The Electoral College. White racism. Black sexism.

President Joe Biden. Should Kamala Harris lose the presidential election next month, those will be among the more convenient excuses Democrats will offer for falling short in a race against a staggeringly flawed, widely detested opponent. There will also be whispers that she was not the strongest candidate in the first place — that the party would have done better to elevate a more natural political talent like Josh Shapiro of Pennsylvania or Gretchen Whitmer of Michigan.

There’s truth in all of it. But it lets off the hook the main culprit: the way in which leading liberal voices in government, academia and media practice politics today. Consider its main components.

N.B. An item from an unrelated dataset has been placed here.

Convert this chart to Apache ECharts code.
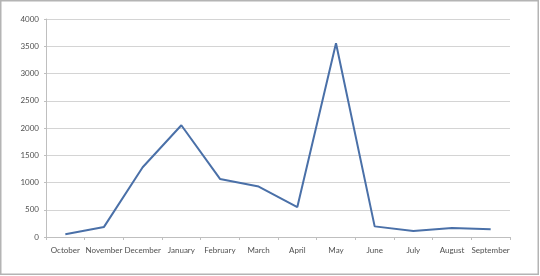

The politics of condescension , typified by Barack Obama’s suggestion this month that Black men might be reluctant to vote for Harris because they “just aren’t feeling the idea of having a woman as president.” But perhaps those men are responding to something more mundane: Median weekly wages for full-time Black workers rose steeply during Donald Trump’s presidency and essentially stagnated under Biden, according to data from the St. Louis Fed.

Why reach for the insulting explanation when a rational one will do? The politics of name-calling, which happens every time Trump’s voters are told they are racists, misogynists, weird, phobic, low-information or, most recently, supporters of a fascist — and, by implication, fascists themselves. Aside fr.